Goal:
In this exercise, return the whole listing exactly, excluding any images.

┌──

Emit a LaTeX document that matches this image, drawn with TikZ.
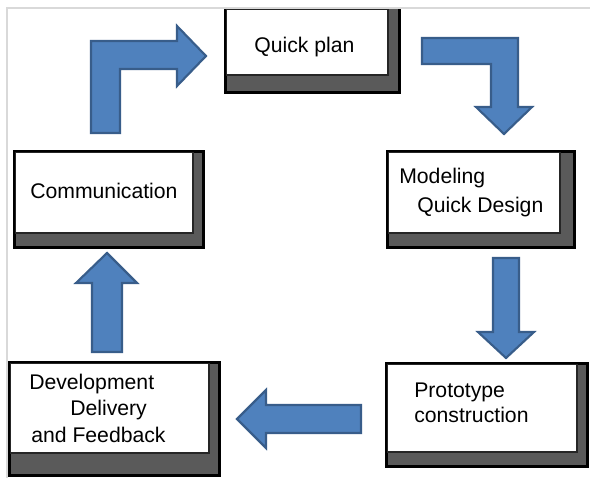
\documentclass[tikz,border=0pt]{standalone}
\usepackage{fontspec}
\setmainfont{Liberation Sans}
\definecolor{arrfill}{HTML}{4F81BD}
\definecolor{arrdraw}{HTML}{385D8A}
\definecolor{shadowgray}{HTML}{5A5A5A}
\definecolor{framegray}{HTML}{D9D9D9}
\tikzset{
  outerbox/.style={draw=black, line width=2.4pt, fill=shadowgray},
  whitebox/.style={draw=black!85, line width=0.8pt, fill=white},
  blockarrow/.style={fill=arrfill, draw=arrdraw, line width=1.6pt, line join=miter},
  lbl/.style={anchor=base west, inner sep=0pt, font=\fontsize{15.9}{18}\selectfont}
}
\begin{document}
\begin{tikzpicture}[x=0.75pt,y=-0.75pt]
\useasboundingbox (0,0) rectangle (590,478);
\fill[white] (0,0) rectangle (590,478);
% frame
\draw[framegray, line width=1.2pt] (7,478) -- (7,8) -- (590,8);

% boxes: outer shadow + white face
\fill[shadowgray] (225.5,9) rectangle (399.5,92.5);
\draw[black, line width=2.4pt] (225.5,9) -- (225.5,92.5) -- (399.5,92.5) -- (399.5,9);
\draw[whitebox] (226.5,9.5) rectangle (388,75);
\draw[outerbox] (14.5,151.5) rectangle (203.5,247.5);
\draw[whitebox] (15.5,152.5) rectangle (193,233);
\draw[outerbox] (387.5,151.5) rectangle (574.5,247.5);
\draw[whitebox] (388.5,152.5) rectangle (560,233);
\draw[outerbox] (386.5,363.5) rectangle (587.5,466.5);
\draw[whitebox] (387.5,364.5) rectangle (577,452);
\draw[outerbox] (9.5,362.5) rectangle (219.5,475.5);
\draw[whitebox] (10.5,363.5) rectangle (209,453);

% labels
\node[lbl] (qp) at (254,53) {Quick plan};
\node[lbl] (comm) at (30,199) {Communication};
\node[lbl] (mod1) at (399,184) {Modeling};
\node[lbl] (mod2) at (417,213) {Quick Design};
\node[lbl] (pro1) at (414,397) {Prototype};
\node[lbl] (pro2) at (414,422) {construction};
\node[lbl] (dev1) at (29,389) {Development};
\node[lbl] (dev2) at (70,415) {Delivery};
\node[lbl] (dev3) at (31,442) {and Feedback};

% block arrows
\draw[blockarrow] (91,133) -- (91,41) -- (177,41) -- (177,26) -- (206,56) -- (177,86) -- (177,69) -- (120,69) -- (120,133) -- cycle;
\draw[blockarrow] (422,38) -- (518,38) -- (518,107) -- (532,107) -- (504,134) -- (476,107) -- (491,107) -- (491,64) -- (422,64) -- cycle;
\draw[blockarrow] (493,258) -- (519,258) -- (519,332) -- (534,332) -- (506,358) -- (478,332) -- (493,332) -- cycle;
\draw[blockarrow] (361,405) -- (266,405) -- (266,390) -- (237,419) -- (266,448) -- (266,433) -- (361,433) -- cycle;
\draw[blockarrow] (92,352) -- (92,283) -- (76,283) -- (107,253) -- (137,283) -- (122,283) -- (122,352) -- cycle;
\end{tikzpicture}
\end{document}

└──

Complete output:
Emit a LaTeX document that matches this image, drawn with TikZ.
\documentclass[tikz,border=0pt]{standalone}
\usepackage{fontspec}
\setmainfont{Liberation Sans}
\definecolor{arrfill}{HTML}{4F81BD}
\definecolor{arrdraw}{HTML}{385D8A}
\definecolor{shadowgray}{HTML}{5A5A5A}
\definecolor{framegray}{HTML}{D9D9D9}
\tikzset{
  outerbox/.style={draw=black, line width=2.4pt, fill=shadowgray},
  whitebox/.style={draw=black!85, line width=0.8pt, fill=white},
  blockarrow/.style={fill=arrfill, draw=arrdraw, line width=1.6pt, line join=miter},
  lbl/.style={anchor=base west, inner sep=0pt, font=\fontsize{15.9}{18}\selectfont}
}
\begin{document}
\begin{tikzpicture}[x=0.75pt,y=-0.75pt]
\useasboundingbox (0,0) rectangle (590,478);
\fill[white] (0,0) rectangle (590,478);
% frame
\draw[framegray, line width=1.2pt] (7,478) -- (7,8) -- (590,8);

% boxes: outer shadow + white face
\fill[shadowgray] (225.5,9) rectangle (399.5,92.5);
\draw[black, line width=2.4pt] (225.5,9) -- (225.5,92.5) -- (399.5,92.5) -- (399.5,9);
\draw[whitebox] (226.5,9.5) rectangle (388,75);
\draw[outerbox] (14.5,151.5) rectangle (203.5,247.5);
\draw[whitebox] (15.5,152.5) rectangle (193,233);
\draw[outerbox] (387.5,151.5) rectangle (574.5,247.5);
\draw[whitebox] (388.5,152.5) rectangle (560,233);
\draw[outerbox] (386.5,363.5) rectangle (587.5,466.5);
\draw[whitebox] (387.5,364.5) rectangle (577,452);
\draw[outerbox] (9.5,362.5) rectangle (219.5,475.5);
\draw[whitebox] (10.5,363.5) rectangle (209,453);

% labels
\node[lbl] (qp) at (254,53) {Quick plan};
\node[lbl] (comm) at (30,199) {Communication};
\node[lbl] (mod1) at (399,184) {Modeling};
\node[lbl] (mod2) at (417,213) {Quick Design};
\node[lbl] (pro1) at (414,397) {Prototype};
\node[lbl] (pro2) at (414,422) {construction};
\node[lbl] (dev1) at (29,389) {Development};
\node[lbl] (dev2) at (70,415) {Delivery};
\node[lbl] (dev3) at (31,442) {and Feedback};

% block arrows
\draw[blockarrow] (91,133) -- (91,41) -- (177,41) -- (177,26) -- (206,56) -- (177,86) -- (177,69) -- (120,69) -- (120,133) -- cycle;
\draw[blockarrow] (422,38) -- (518,38) -- (518,107) -- (532,107) -- (504,134) -- (476,107) -- (491,107) -- (491,64) -- (422,64) -- cycle;
\draw[blockarrow] (493,258) -- (519,258) -- (519,332) -- (534,332) -- (506,358) -- (478,332) -- (493,332) -- cycle;
\draw[blockarrow] (361,405) -- (266,405) -- (266,390) -- (237,419) -- (266,448) -- (266,433) -- (361,433) -- cycle;
\draw[blockarrow] (92,352) -- (92,283) -- (76,283) -- (107,253) -- (137,283) -- (122,283) -- (122,352) -- cycle;
\end{tikzpicture}
\end{document}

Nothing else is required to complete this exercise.